Some of the best learning is experiential. A couple of years ago, two friends had an idea to create an online site for the KIS Phoenix Store. After several semesters of design and computer courses beginning in middle school, Justin and Platt, now seniors, were interested in how they might apply their knowledge. They started looking at their school in a new way. What question or problem could their skill set help answer?
The Phoenix Store is housed in a small room off the cafeteria. Students walk by the store everyday. And before covid19 precautions, parents did too. The KIS PTO, a parent volunteer group, keeps the space stocked and organized with branded clothing, school supplies, KIS novelty items, and plush Philberts, the school mascot. “But the perception was that the store sold only PE kits,” Justin says, “So we wanted to show the merchandise.” Justin and Platt also realized that the Phoenix Store wasn’t totally accessible to the youngest students who might not be allowed to bring cash on campus. A website could open the customer base.
Platt knew he wanted to develop his coding and design skills. This project was perfect practice, with a practical outcome. KIS teaches Stanford Design Thinking, and the process guided Justin and Platt as they developed the Phoenix Store site. Both met with PTO members and school administration to ensure their product would be useful to students and families. Another concern was sustainability. KIS supports student exploration and innovation, but also encourages students to think beyond the school year, or past their graduation: who will continue what you create here?
Covid19 brings new challenges to the online Phoenix Store. The demand for online ordering is increased. Justin and Platt shifted the platform to Godo Mall to support purchases made in either US dollars or Korean won. Safe, efficient delivery of goods is a current challenge as on campus student populations shifts in response to covid19 precautions. Both Justin and Platt are confident they can work with PTO to make a smooth system.
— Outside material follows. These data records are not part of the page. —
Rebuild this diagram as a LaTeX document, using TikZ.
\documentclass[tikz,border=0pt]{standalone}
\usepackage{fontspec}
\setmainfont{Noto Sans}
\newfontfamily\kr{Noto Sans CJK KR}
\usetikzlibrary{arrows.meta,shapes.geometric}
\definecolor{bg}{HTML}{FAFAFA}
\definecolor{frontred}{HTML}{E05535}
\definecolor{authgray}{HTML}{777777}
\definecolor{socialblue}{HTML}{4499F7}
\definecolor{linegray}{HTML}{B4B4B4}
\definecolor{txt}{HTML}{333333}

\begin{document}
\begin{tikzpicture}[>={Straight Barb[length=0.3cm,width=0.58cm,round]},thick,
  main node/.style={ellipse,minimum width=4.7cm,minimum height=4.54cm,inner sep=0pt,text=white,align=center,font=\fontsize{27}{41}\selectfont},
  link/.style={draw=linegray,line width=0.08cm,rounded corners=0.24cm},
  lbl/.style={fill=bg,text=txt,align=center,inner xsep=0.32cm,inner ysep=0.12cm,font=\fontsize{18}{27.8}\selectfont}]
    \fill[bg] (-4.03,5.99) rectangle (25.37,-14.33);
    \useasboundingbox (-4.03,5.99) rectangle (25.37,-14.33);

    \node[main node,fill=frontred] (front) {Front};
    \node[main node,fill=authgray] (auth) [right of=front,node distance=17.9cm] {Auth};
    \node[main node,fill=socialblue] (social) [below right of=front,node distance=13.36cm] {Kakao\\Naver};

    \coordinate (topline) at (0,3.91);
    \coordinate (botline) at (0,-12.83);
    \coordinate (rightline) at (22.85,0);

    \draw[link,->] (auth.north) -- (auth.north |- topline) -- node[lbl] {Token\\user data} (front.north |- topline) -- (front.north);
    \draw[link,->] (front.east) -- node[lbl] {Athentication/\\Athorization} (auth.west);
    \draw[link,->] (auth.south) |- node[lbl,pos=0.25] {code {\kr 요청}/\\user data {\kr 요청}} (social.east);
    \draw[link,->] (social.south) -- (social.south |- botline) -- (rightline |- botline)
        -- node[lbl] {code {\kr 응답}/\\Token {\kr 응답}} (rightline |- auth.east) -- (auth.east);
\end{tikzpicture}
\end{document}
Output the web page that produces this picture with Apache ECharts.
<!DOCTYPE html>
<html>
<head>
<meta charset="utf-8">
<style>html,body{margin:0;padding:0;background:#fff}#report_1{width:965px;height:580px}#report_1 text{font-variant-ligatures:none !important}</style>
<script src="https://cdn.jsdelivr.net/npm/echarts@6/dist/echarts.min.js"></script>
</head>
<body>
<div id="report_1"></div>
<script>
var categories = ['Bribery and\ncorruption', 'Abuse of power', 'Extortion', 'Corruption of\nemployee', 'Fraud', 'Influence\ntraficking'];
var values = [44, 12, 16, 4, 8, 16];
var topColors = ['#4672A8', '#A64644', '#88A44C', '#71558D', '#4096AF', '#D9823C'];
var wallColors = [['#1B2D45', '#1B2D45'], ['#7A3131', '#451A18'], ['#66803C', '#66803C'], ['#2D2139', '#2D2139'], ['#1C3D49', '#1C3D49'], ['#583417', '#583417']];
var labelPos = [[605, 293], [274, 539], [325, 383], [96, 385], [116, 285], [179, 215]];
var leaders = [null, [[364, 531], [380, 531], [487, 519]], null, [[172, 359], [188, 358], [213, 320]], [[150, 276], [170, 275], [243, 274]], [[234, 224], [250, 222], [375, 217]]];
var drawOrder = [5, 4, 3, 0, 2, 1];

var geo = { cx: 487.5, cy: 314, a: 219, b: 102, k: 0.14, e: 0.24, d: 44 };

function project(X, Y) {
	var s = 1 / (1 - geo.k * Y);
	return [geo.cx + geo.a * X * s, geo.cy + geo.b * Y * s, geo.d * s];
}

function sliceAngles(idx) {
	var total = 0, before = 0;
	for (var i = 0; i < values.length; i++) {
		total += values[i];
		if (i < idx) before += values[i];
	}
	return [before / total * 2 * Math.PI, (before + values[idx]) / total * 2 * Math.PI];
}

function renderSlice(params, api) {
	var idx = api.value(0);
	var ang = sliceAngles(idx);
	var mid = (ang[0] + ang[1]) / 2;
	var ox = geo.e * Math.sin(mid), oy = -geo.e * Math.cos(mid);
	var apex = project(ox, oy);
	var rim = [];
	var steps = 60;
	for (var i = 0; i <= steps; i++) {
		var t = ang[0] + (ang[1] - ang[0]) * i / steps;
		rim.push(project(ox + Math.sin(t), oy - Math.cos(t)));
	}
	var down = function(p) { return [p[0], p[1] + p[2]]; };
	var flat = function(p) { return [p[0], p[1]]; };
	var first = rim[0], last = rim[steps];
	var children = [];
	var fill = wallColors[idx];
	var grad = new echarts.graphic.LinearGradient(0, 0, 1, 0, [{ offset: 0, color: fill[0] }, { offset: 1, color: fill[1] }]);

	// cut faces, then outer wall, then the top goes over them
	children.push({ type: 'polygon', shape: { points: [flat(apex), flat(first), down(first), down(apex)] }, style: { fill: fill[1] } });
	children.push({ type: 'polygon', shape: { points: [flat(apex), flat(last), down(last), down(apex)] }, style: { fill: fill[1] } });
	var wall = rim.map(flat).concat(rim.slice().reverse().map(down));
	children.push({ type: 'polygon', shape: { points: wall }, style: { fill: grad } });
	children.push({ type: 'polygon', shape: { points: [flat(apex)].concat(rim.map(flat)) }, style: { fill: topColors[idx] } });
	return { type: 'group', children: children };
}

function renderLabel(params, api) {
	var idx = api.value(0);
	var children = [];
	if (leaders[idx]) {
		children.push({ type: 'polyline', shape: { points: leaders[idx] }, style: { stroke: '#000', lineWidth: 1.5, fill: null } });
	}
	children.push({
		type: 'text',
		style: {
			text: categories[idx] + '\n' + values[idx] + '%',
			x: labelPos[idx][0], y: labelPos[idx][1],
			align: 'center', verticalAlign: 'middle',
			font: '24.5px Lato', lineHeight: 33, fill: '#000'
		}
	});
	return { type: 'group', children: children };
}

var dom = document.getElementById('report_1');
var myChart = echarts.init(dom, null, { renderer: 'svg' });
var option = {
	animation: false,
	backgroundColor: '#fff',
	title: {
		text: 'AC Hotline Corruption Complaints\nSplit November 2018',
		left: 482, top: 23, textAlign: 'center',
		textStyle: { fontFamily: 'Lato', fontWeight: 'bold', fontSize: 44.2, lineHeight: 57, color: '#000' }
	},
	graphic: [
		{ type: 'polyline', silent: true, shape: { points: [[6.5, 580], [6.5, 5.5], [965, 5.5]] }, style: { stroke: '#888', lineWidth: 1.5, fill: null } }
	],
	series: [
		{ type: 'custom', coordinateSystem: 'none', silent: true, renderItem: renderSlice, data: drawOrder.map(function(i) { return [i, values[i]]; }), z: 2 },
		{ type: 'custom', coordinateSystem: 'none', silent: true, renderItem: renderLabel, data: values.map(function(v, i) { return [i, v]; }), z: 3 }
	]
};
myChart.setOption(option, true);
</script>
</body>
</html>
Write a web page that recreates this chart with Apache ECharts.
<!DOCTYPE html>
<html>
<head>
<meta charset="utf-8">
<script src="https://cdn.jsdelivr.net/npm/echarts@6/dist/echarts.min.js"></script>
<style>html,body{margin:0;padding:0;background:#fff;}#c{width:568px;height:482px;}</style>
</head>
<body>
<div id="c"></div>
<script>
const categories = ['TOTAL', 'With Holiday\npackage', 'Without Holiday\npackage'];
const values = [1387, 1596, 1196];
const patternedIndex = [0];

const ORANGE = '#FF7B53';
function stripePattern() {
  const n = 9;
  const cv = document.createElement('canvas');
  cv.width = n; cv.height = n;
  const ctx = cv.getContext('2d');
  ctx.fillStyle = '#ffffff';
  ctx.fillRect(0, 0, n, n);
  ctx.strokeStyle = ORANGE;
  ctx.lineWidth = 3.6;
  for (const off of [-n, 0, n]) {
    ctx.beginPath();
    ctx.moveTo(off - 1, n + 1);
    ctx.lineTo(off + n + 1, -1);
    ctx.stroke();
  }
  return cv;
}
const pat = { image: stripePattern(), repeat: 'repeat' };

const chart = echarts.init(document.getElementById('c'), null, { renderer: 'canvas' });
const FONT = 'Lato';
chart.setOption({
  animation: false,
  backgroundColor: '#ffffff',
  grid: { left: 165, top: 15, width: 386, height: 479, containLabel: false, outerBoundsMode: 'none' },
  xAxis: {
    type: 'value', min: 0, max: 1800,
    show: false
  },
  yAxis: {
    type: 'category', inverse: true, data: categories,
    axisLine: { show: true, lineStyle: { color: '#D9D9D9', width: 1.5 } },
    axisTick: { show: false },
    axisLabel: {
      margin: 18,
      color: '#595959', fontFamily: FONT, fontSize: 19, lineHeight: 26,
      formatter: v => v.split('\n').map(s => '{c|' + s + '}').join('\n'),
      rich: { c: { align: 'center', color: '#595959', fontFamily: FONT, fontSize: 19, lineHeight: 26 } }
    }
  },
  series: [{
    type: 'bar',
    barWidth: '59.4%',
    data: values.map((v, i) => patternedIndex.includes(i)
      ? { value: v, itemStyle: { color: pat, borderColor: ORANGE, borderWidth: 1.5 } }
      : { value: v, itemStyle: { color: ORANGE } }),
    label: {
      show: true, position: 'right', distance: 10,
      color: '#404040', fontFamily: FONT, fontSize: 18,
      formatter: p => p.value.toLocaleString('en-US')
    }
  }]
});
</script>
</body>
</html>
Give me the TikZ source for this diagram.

Justin and Platt also have a plan for the online Phoenix Store for after they graduate this spring. Already they work with PTO members to explain the site programming. They will also apprentice new high school students to help, and leave video tutorials to guide.
Both Justin and Platt continue to explore the STEM field. Justin is interested in AI and has taken online courses to learn more. “Technology used to be just sci-fi movies,” he says, “But now it’s just algorithmic, programmable.” Justin considers the AI applications in medicine and is particularly curious how AI might help the brain. Platt is fascinated by biochemistry and is researching hemostatic processes. Of interest is how to coagulate blood quickly – emergency applications are available but Platt thinks common workplaces can benefit from access to the tech too. Justin and Platt see STEM as able to answer immediate needs.
And as long as KIS students and alumni pair their skills to questions and problems, their communities gain great, applicable ideas.